Last week I set up a discussion around the changing nature of conferences and particularly how remote, vicarious participation was impacting upon them and our practice. There has been some excellent discussion over in Cloudworks, so please check that out if the subject interests you.
I also set up a quick 5 question survey on how people found remote participation. I had 53 responses (quite good I thought), so here are the results.
The first three questions asked about how remote participation compared with face to face attendance on some of the main functions of conferences, namely networking, content and socialising. Here are the results:
So for networking most people ranked it as between 25% and 50% as good as attending face to face, while for accessing the content, most people ranked it as around 75% as effective. Unsuprisingly, socialising didn't fare as well, with most people ranking it between 25% as good and no good at all.
The next question was a bit vague, but I wanted to get an impression of how 'green' people reckoned remote participation was compared with face to face attendance. This will obviously depend on lots of factors such as where the conference is, how they travel, what the facilities are like, how green their own energy supply is and how we interpret 'greenness' anyway. But to gauge an overall impression I thought it was worthwhile (of course people's impression could be wrong, this isn't based on actual CO2 emission data). Here are the results:
Perhaps no surprises here either, most people ranking it between 75% and 100% greener.
Lastly, I asked about how much time remote participation took compared with face to face attendance:
This came in around 25% as the most popular response.

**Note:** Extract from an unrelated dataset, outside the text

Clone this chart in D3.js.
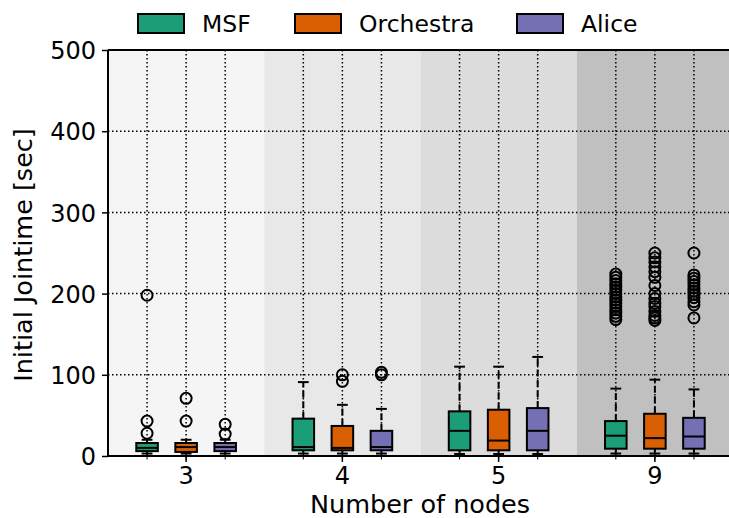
<!DOCTYPE html>
<html>
<head>
<meta charset="utf-8">
<script src="https://cdn.jsdelivr.net/npm/d3@7"></script>
<style>
  html, body { margin: 0; padding: 0; background: #fff; }
  svg { display: block; font-family: "DejaVu Sans", sans-serif; }
</style>
</head>
<body>
<svg id="chart" width="729" height="518"></svg>
<script>
// Node counts on the x axis and the three systems compared
const groups = ["3", "4", "5", "9"];
const series = ["MSF", "Orchestra", "Alice"];
const colors = ["#1b9e77", "#d95f02", "#7570b3"];
const bandColors = ["#f5f5f5", "#e8e8e8", "#dcdcdc", "#c0c0c0"];
const yTicks = [0, 100, 200, 300, 400, 500];

// Box statistics per node count: [lower whisker, q1, median, q3, upper whisker]
const msfStats = [[3, 6, 10, 16, 20], [3, 7, 11, 46, 91], [2.5, 7, 31, 55, 110], [3, 9, 25, 43, 83]];
const orchestraStats = [[3, 5, 11, 16, 20], [3, 7, 10, 37, 63], [2.5, 7, 19, 57, 110], [3, 9, 22, 52, 94]];
const aliceStats = [[3, 6, 11, 16, 20], [3, 7, 11, 31, 58], [2.5, 7, 31, 59, 122], [3, 9, 24, 47, 82]];

// Outliers per node count
const msfOutliers = [[198, 43, 28], [], [],
  [224, 220, 216, 212, 208, 204, 200, 196, 192, 188, 184, 180, 176, 172, 168]];
const orchestraOutliers = [[71, 43], [100, 92], [],
  [250, 244, 239, 233, 227, 220, 210, 200, 194, 188, 184, 178, 173, 170, 167]];
const aliceOutliers = [[39, 27], [103, 100], [],
  [250, 223, 219, 215, 211, 207, 203, 199, 195, 190, 186, 170]];

const stats = [msfStats, orchestraStats, aliceStats];
const outliers = [msfOutliers, orchestraOutliers, aliceOutliers];

const svg = d3.select("#chart");
const plotLeft = 108, plotRight = 733, plotTop = 50, plotBottom = 456;

const x = d3.scaleBand().domain(groups).range([plotLeft, plotRight]).padding(0);
const offset = d3.scalePoint().domain(series).range([-0.25, 0.25]);
const y = d3.scaleLinear().domain([0, 500]).range([plotBottom, plotTop]);

const boxX = (g, s) => x(g) + x.bandwidth() / 2 + offset(s) * x.bandwidth();
const boxW = x.bandwidth() * 0.138;

// Shaded background per node count
svg.append("g").selectAll("rect").data(groups).join("rect")
  .attr("x", d => x(d)).attr("y", plotTop)
  .attr("width", x.bandwidth()).attr("height", plotBottom - plotTop)
  .attr("fill", (d, i) => bandColors[i]);

// Dotted grid: horizontal at y ticks, vertical at each box position
const grid = svg.append("g").attr("stroke", "#000").attr("stroke-width", 1.5)
  .attr("stroke-dasharray", "1.5,2.5");
yTicks.filter(v => v > 0 && v < 500).forEach(v => {
  grid.append("line").attr("x1", plotLeft).attr("x2", plotRight).attr("y1", y(v)).attr("y2", y(v));
});
groups.forEach(g => series.forEach(s => {
  grid.append("line").attr("x1", boxX(g, s)).attr("x2", boxX(g, s)).attr("y1", plotTop).attr("y2", plotBottom);
}));

// Boxes, whiskers, caps, medians and outliers
const marks = svg.append("g");
series.forEach((s, si) => {
  groups.forEach((g, gi) => {
    const [lo, q1, med, q3, hi] = stats[si][gi];
    const cx = boxX(g, s);
    const gg = marks.append("g");
    gg.append("line").attr("x1", cx).attr("x2", cx).attr("y1", y(q3)).attr("y2", y(hi))
      .attr("stroke", "#000").attr("stroke-width", 2).attr("stroke-dasharray", "7,3.5");
    gg.append("line").attr("x1", cx).attr("x2", cx).attr("y1", y(q1)).attr("y2", y(lo))
      .attr("stroke", "#000").attr("stroke-width", 2).attr("stroke-dasharray", "7,3.5");
    [lo, hi].forEach(v => {
      gg.append("line").attr("x1", cx - boxW / 4).attr("x2", cx + boxW / 4)
        .attr("y1", y(v)).attr("y2", y(v)).attr("stroke", "#000").attr("stroke-width", 2);
    });
    gg.append("rect").attr("x", cx - boxW / 2).attr("y", y(q3))
      .attr("width", boxW).attr("height", y(q1) - y(q3))
      .attr("fill", colors[si]).attr("stroke", "#000").attr("stroke-width", 2);
    gg.append("line").attr("x1", cx - boxW / 2).attr("x2", cx + boxW / 2)
      .attr("y1", y(med)).attr("y2", y(med)).attr("stroke", "#000").attr("stroke-width", 2);
    gg.selectAll("circle").data(outliers[si][gi]).join("circle")
      .attr("cx", cx).attr("cy", d => y(d)).attr("r", 5.5)
      .attr("fill", "none").attr("stroke", "#000").attr("stroke-width", 2);
  });
});

// Axes
const yAxis = d3.axisLeft(y).tickValues(yTicks).tickSize(6).tickPadding(6);
const yg = svg.append("g").attr("transform", `translate(${plotLeft},0)`).call(yAxis);
yg.select(".domain").attr("stroke-width", 2).attr("d", `M0,${plotTop}V${plotBottom}`);
yg.selectAll(".tick line").attr("stroke-width", 1.5);
yg.selectAll("text").attr("font-size", 24).attr("fill", "#000")
  .attr("font-family", "DejaVu Sans").attr("dy", "0.36em");

const xAxis = d3.axisBottom(x).tickSize(6).tickPadding(5);
const xg = svg.append("g").attr("transform", `translate(0,${plotBottom})`).call(xAxis);
xg.select(".domain").attr("stroke-width", 2).attr("d", `M${plotLeft},0H${plotRight}`);
xg.selectAll(".tick line").attr("stroke-width", 1.5);
xg.selectAll("text").attr("font-size", 24).attr("fill", "#000").attr("font-family", "DejaVu Sans");
// minor ticks at each box position
groups.forEach(g => series.forEach(s => {
  xg.append("line").attr("x1", boxX(g, s)).attr("x2", boxX(g, s)).attr("y1", 0).attr("y2", 3.5)
    .attr("stroke", "#000").attr("stroke-width", 1);
}));

// Top spine
svg.append("line").attr("x1", plotLeft).attr("x2", plotRight).attr("y1", plotTop).attr("y2", plotTop)
  .attr("stroke", "#000").attr("stroke-width", 2);

// Axis titles
svg.append("text").attr("x", 420).attr("y", 513).attr("text-anchor", "middle")
  .attr("font-size", 25.5).text("Number of nodes");
svg.append("text").attr("transform", "translate(32,255) rotate(-90)")
  .attr("text-anchor", "middle").attr("font-size", 25.5).text("Initial Jointime [sec]");

// Legend
const legendX = [138, 295, 517];
const legend = svg.append("g");
series.forEach((s, i) => {
  legend.append("rect").attr("x", legendX[i]).attr("y", 14).attr("width", 46).attr("height", 19)
    .attr("fill", colors[i]).attr("stroke", "#000").attr("stroke-width", 2);
  legend.append("text").attr("x", legendX[i] + 64).attr("y", 32)
    .attr("font-size", 23.5).text(s);
});
</script>
</body>
</html>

I think this gives us an interesting starting point for a conversation about conferences. To put it simply the question we can ask goes something like "If you can achieve 50% networking, get 75% of the content for 25% of the time and it's 75% greener, then what are the real benefits of attending?". I don't want to say remote attendance is better, or that we should do away with traditional conferences, but we probably need to be clearer as to what we get from attending, and maybe trade some of our face to face attendance for remote participation. There is also an argument that institutions/managers could allocate specific time to allow people to 'attend' remotely, given the benefits it offers.
Over in the cloudworks discussion Alan Cann picked up on something more intangible - the manner in which attending 'real' conferences liberates us from much of the day to day work and provides us with thinking room or 'headspace'. I find this to be true for myself - many good ideas I have for research, projects, books, journal articles, blog posts, etc come when I'm at conferences. So we need to acknowledge that and cherish it I think.
The other issue is the way in which conferences themselves need to change to accommodate this, and we are seeing lots of examples of this, from streaming, designated live-bloggers, aggregators, hybrid approaches, satelitte conferences, etc.